Glossary term

Savings Bank

A savings bank is a depository institution historically focused on household savings and residential mortgage lending, often associated with thrift banking.

Updated

May 23, 2026

Read time

3 min read

What Is a Savings Bank?

A savings bank is a depository institution historically focused on household savings, residential mortgage lending, and community banking. Savings banks are often associated with thrift institutions, mutual ownership, and a mission of accepting deposits from savers and channeling funds into local lending.

The modern savings-bank landscape is more varied than the historical image. Some savings banks operate much like community banks, while others are part of broader banking organizations. The exact charter, regulator, ownership form, and permitted activities can differ.

Key Takeaways

  • A savings bank is a deposit-taking institution historically centered on savings and mortgage lending.
  • Many savings banks grew from thrift or mutual banking traditions.
  • They may offer deposits, mortgages, consumer loans, and small-business banking.
  • Deposits may be FDIC-insured when the institution is an insured bank and within applicable limits.
  • The term can overlap with savings associations, thrifts, and community banks depending on charter and history.

How Savings Banks Work

A savings bank accepts deposits and uses those funds, along with other funding sources, to make loans and hold earning assets. Historically, the core model was simple: gather household deposits and make residential mortgage loans. That model supported homeownership and local credit formation.

Modern savings banks may provide checking accounts, savings accounts, certificates of deposit, mortgage loans, home equity loans, commercial real estate loans, small-business services, and digital banking. Their balance sheets and risk profiles depend on their asset mix, funding base, capital, and interest-rate exposure.

Savings Bank Versus Commercial Bank

Feature

Savings bank

Commercial bank

Historical focus

Household savings and mortgage lending.

Broader business and consumer banking.

Ownership tradition

May include mutual ownership.

Often stock-owned, though structures vary.

Modern overlap

Can offer broad banking services.

Can also offer mortgages and savings products.

Main risk lens

Deposit stability, mortgage credit, interest-rate risk.
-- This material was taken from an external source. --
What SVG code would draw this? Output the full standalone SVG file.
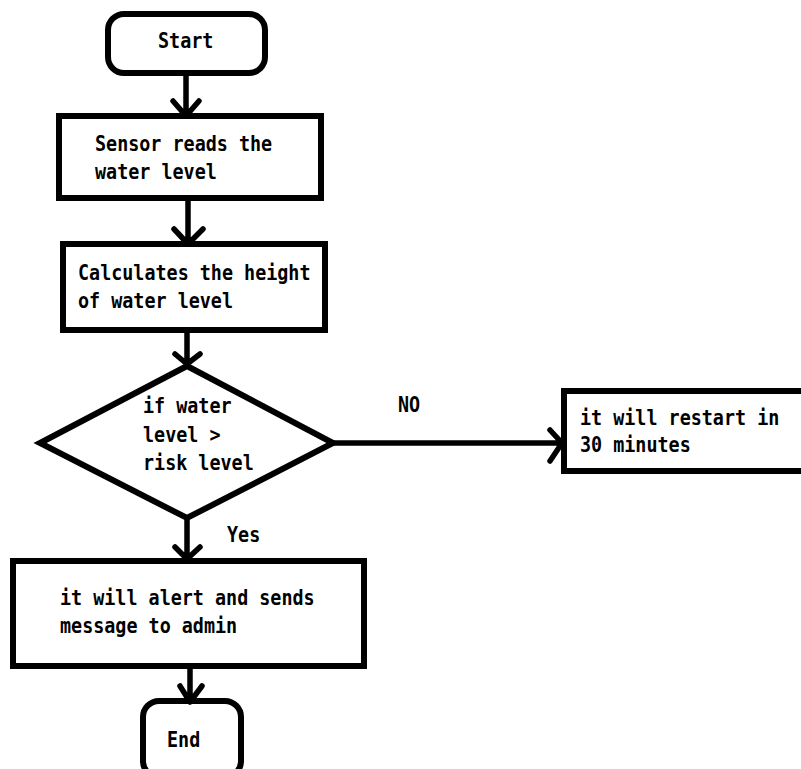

Credit, liquidity, market, and operational risk across activities.

Financial Considerations

For depositors, the practical questions are safety, insurance coverage, rates, fees, digital access, branch access, and service quality. A savings bank can be a good place for household cash management, but customers should still compare yields, minimum balances, withdrawal rules, and account fees.

For communities, savings banks can matter because local lenders often understand regional housing markets and borrower relationships. For investors and analysts, the key is balance-sheet risk. A savings bank concentrated in long-term fixed-rate mortgages can be sensitive to interest-rate changes if funding costs rise faster than asset yields.

Mutual Savings Banks

Some savings banks have mutual ownership, meaning they are owned by depositors or members rather than outside shareholders. Mutual structure can support a community-oriented posture, but it does not eliminate banking risk. Asset quality, capital, liquidity, management, and supervision still matter.

Other savings banks have converted to stock ownership or operate inside bank holding companies. The label savings bank should therefore be read together with the institution's charter and financial statements.

Interest-Rate Risk

Savings banks with mortgage-heavy balance sheets can be sensitive to interest-rate changes. If a bank owns long-term fixed-rate loans or securities and its deposit costs rise, net interest margin can narrow. If rates rise quickly, unrealized losses on securities can also become a liquidity concern if the bank needs to sell assets.

That does not make savings banks inherently unsafe. It means the familiar savings-and-mortgage model still requires careful asset-liability management, capital, liquidity, and supervision.

Customers should also compare product fit rather than relying on the institution label. A savings bank may offer competitive certificates of deposit but weak digital tools, or excellent mortgage service but ordinary savings rates. The name describes history and charter more than a guaranteed customer experience.

The Bottom Line

A savings bank is a depository institution with roots in household savings and mortgage lending. The modern version can look much like a community bank, so the useful analysis is charter, ownership, deposit insurance, product terms, and balance-sheet risk.